The theme of this year’s VMworld is “Make you Mark.” The kickoff keynote delivered a familiar narrative placing the IT leader in the place of a hero, a cross between “Morpheus and Hermione,” gifted with powers to change the world.
To the skeptical in the audience, this type of storyline may have seemed a bit pandering, while others might not have given the story a second thought. But there is real truth to this narrative; IT should be the hero. IT is not just a necessary cog in the machine anymore; it is the engine of modern business. If an organization wants to redefine an industry, address some previously unmet demand, or in other words change the world, data is going to be the key part of that process. And who is going to figure out how to leverage data to drive that transformation? Where will the spark come from? The accounting department? No. It will come from IT.
But here’s the real question: What was your reaction to that narrative? Do you see yourself as a hero? Some will see this story as inspirational. Others will be more cynical. And that is the key.
Transformational, business-altering inspiration is a gift available to those with extra mental and physical cycles to seize it, while cynicism is the refuge of the tired and overworked.
Delivering modern IT with traditional tools is too hard, too complex. You can’t change the world if you spend all your time just maintaining basic services. This is the idea that brings us back to the story at VMworld.
There were several big announcements this week, with the bulk focused on enhancing VMware’s Kubernetes capabilities with Tanzu. This not one product, but a new portfolio of products and services designed to help enterprises better build, run, and manage software on Kubernetes, including:
· VMware Tanzu Mission Control - offering a single point of control to manage all Kubernetes clusters regardless of where they run, on or off premises.
· Project Pacific - according to the announcement, it's in the technology preview phase, but this technology will transform VMware vSphere into a Kubernetes-native platform.

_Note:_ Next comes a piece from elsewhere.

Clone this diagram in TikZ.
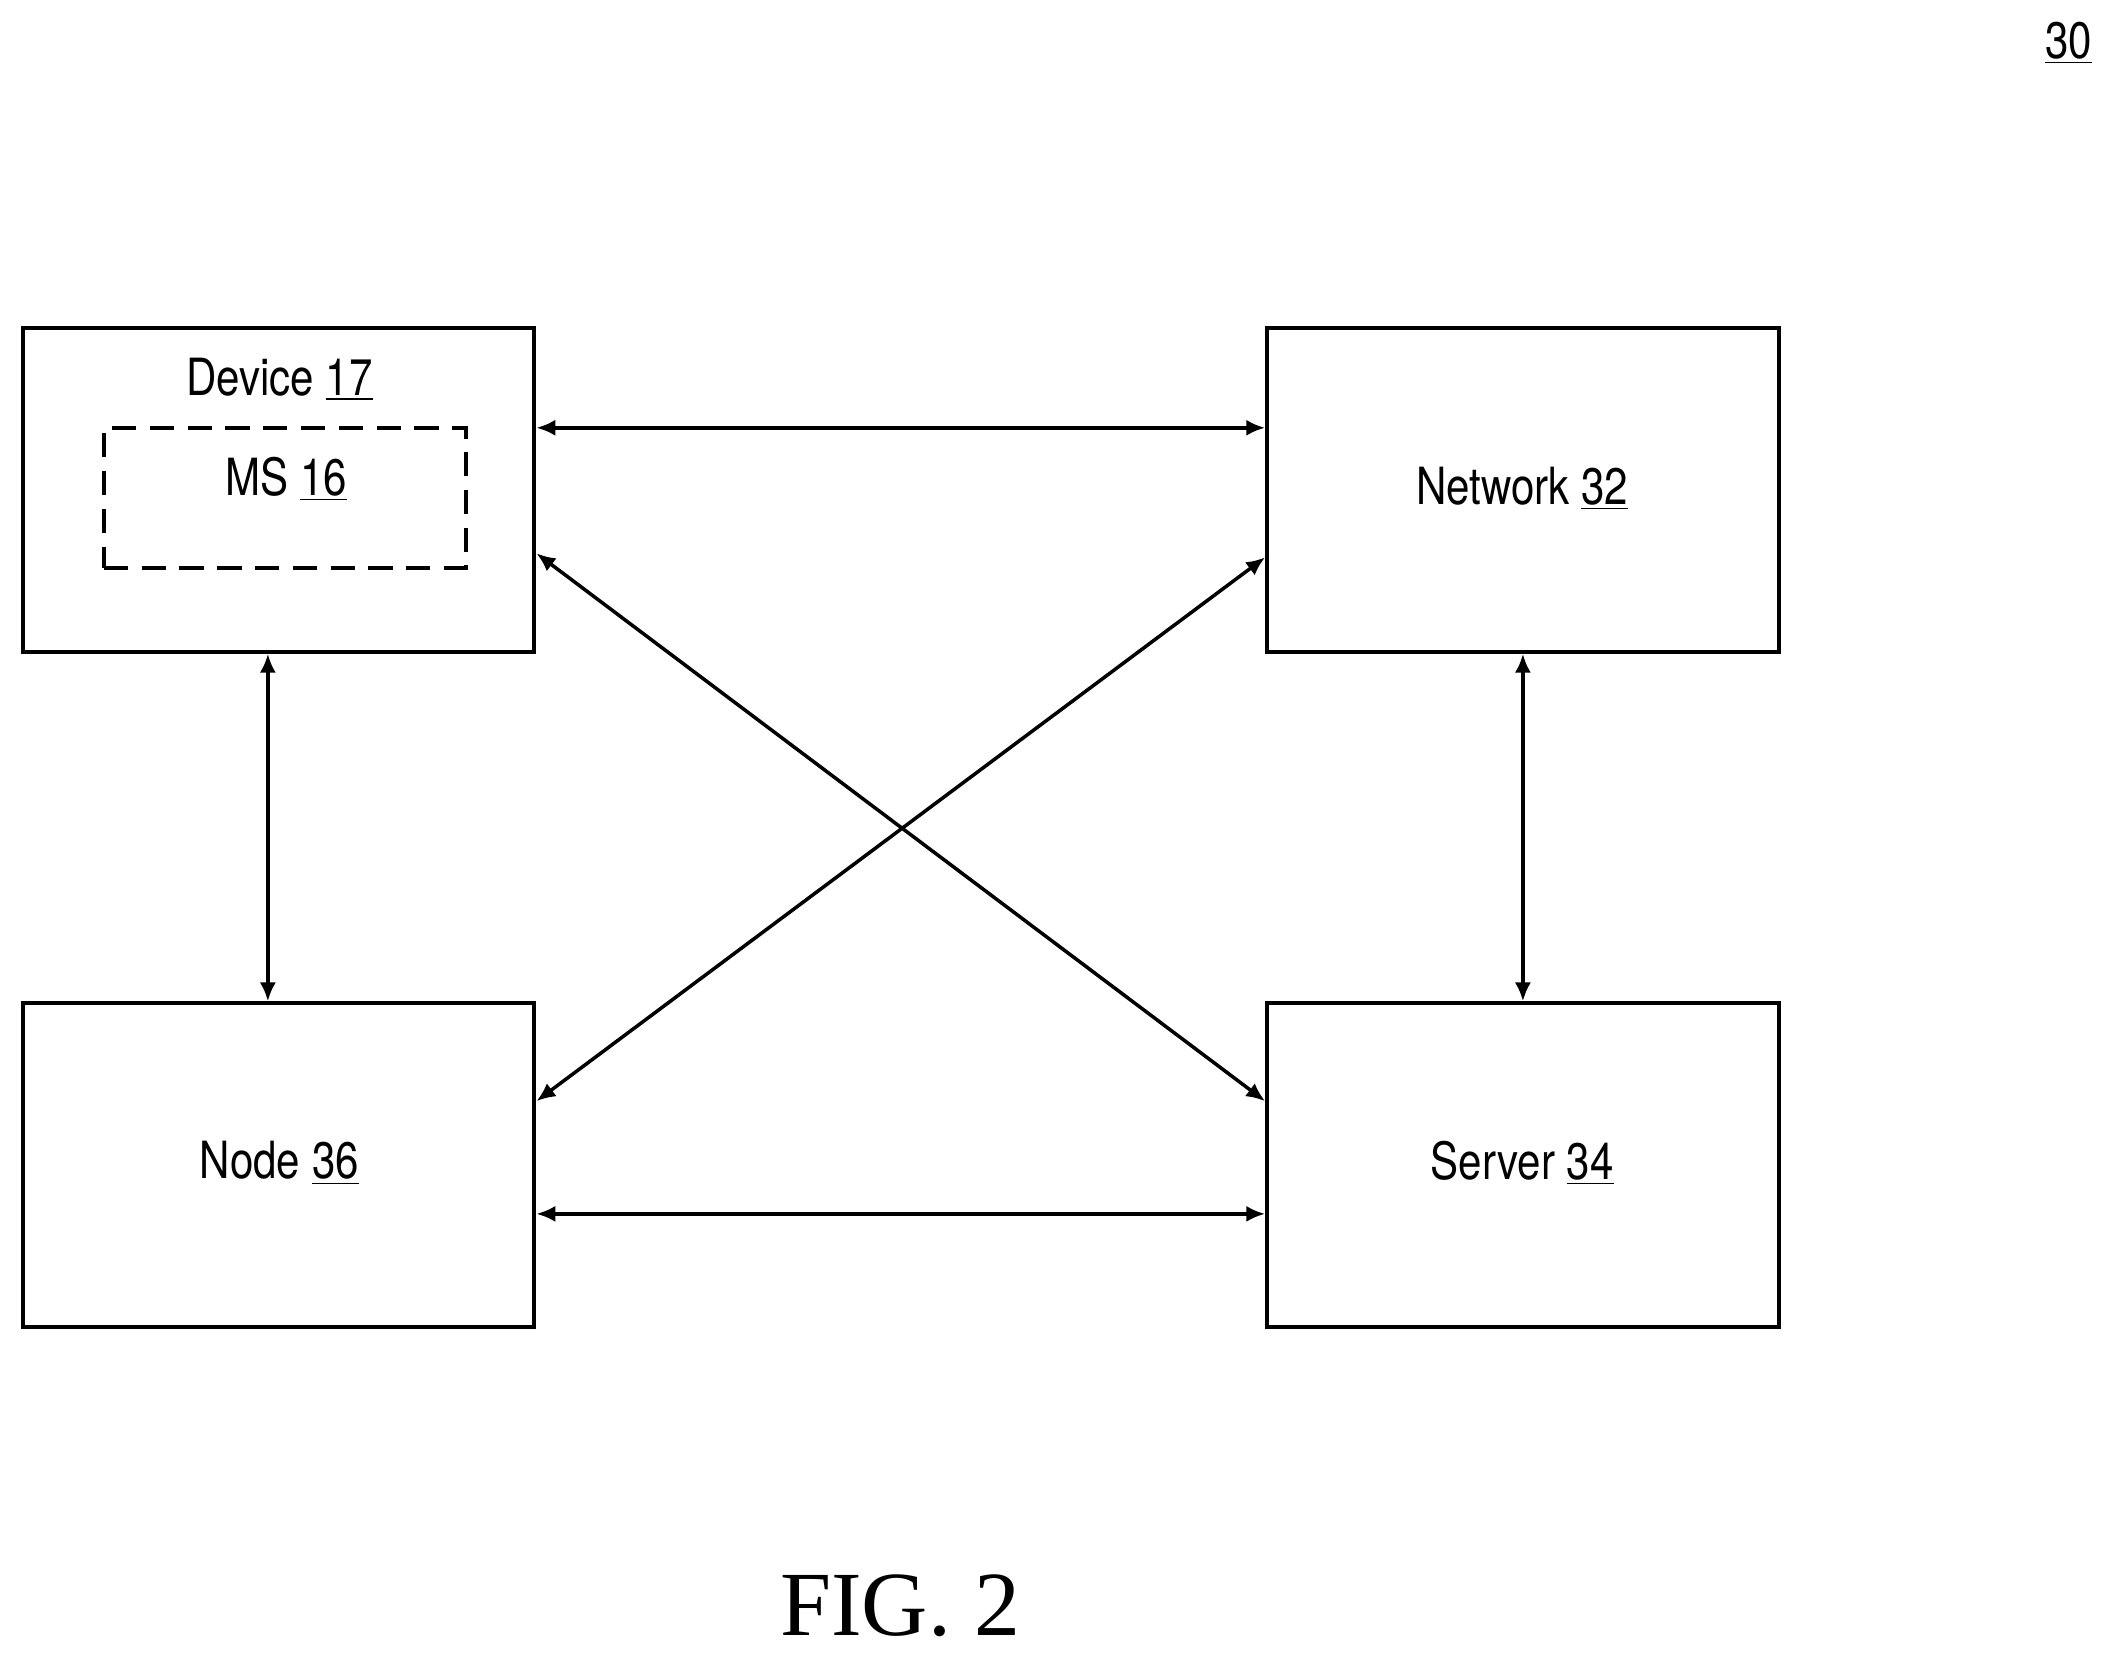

All signs point to Kubernetes being the platform of choice for modern application development. One VMware customer told me this week that all new app development in his organization will be container-based moving forward. Learning a new set of tools, controls, and security considerations, however, takes time and effort, and adds complexity. The benefits can be transformational, but the effort is taxing.
By consolidating the management of Kubernetes clusters, and transforming vSphere to be container-native, VMware is simplifying the management of traditional and modern apps into a single platform, one with which the bulk of IT already has familiarity and that can support both on- and off-premises infrastructure. This is the promise of VMware’s any app anywhere strategy.
To become the change agent your business needs you to be, you can’t waste time managing disparate silos and disparate platforms. Learning new technology has a cost, and that cost is time; lost time is lost opportunity. Businesses need IT to step up, but to do that the technology has to make life dramatically simpler. This is what VMware and its strides with Kubernetes are all about.